Task requirements: Repeat the listing that follows, character for character, minus the pictures.

Data extract:
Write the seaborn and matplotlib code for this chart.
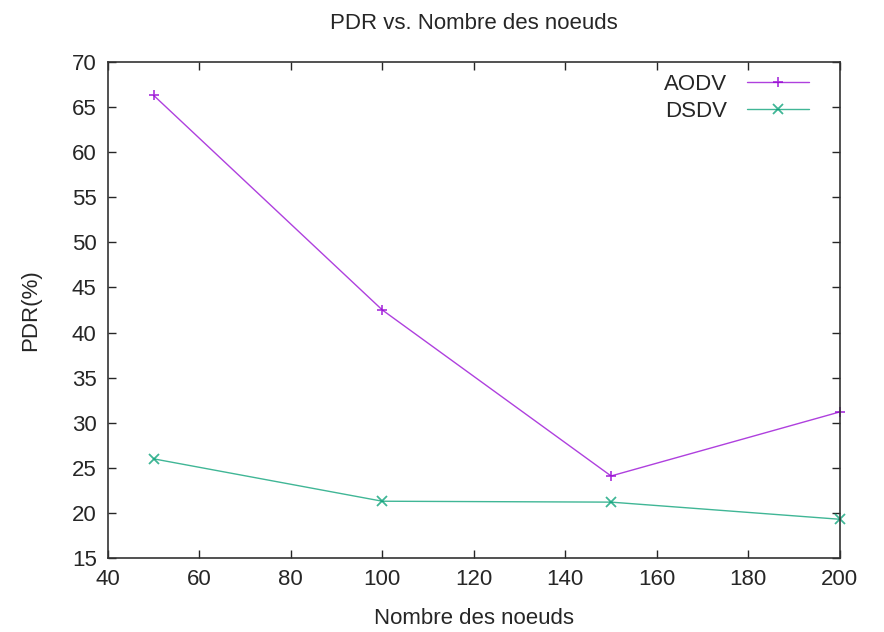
import matplotlib
matplotlib.use("Agg")
import matplotlib.pyplot as plt
import seaborn as sns

# data
noeuds = [50, 100, 150, 200]
aodv = [66.3, 42.5, 24.1, 31.2]
dsdv = [26.0, 21.3, 21.2, 19.3]

sns.set_style("ticks")
plt.rcParams['font.family'] = ['Liberation Sans', 'DejaVu Sans']

fig = plt.figure(figsize=(8.84, 6.32), dpi=100)
ax = fig.add_axes([0.122, 0.117, 0.828, 0.785])

series = [("AODV", aodv, "#9400d3", "+"), ("DSDV", dsdv, "#009e73", "x")]
for name, vals, col, mk in series:
    sns.lineplot(x=noeuds, y=vals, color=col, marker=mk, markersize=7,
                 markeredgewidth=1.3, markeredgecolor=col, linewidth=1.0,
                 alpha=0.75, label=name, ax=ax, clip_on=False)

ax.set_xlim(40, 200)
ax.set_ylim(15, 70)
ax.set_xticks(range(40, 201, 20))
ax.set_yticks(range(15, 71, 5))
ax.tick_params(direction="in", top=True, right=True, labelsize=16, length=6, width=1, pad=8)
for s in ax.spines.values():
    s.set_linewidth(1.2)
    s.set_color("#333333")

ax.set_xlabel("Nombre des noeuds", fontsize=16, labelpad=13)
ax.set_ylabel("PDR(%)", fontsize=16, labelpad=22)
ax.set_title("PDR vs. Nombre des noeuds", fontsize=16, pad=24)

leg = ax.legend(loc="upper right", frameon=False, markerfirst=False, fontsize=16,
                handlelength=2.8, handletextpad=0.9, borderaxespad=0.15,
                labelspacing=0.25, bbox_to_anchor=(0.975, 1.0))
for h in leg.legend_handles:
    h.set_alpha(0.75)

fig.savefig("out.png", dpi=100)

Written response:
Write the seaborn and matplotlib code for this chart.
import matplotlib
matplotlib.use("Agg")
import matplotlib.pyplot as plt
import seaborn as sns

# data
noeuds = [50, 100, 150, 200]
aodv = [66.3, 42.5, 24.1, 31.2]
dsdv = [26.0, 21.3, 21.2, 19.3]

sns.set_style("ticks")
plt.rcParams['font.family'] = ['Liberation Sans', 'DejaVu Sans']

fig = plt.figure(figsize=(8.84, 6.32), dpi=100)
ax = fig.add_axes([0.122, 0.117, 0.828, 0.785])

series = [("AODV", aodv, "#9400d3", "+"), ("DSDV", dsdv, "#009e73", "x")]
for name, vals, col, mk in series:
    sns.lineplot(x=noeuds, y=vals, color=col, marker=mk, markersize=7,
                 markeredgewidth=1.3, markeredgecolor=col, linewidth=1.0,
                 alpha=0.75, label=name, ax=ax, clip_on=False)

ax.set_xlim(40, 200)
ax.set_ylim(15, 70)
ax.set_xticks(range(40, 201, 20))
ax.set_yticks(range(15, 71, 5))
ax.tick_params(direction="in", top=True, right=True, labelsize=16, length=6, width=1, pad=8)
for s in ax.spines.values():
    s.set_linewidth(1.2)
    s.set_color("#333333")

ax.set_xlabel("Nombre des noeuds", fontsize=16, labelpad=13)
ax.set_ylabel("PDR(%)", fontsize=16, labelpad=22)
ax.set_title("PDR vs. Nombre des noeuds", fontsize=16, pad=24)

leg = ax.legend(loc="upper right", frameon=False, markerfirst=False, fontsize=16,
                handlelength=2.8, handletextpad=0.9, borderaxespad=0.15,
                labelspacing=0.25, bbox_to_anchor=(0.975, 1.0))
for h in leg.legend_handles:
    h.set_alpha(0.75)

fig.savefig("out.png", dpi=100)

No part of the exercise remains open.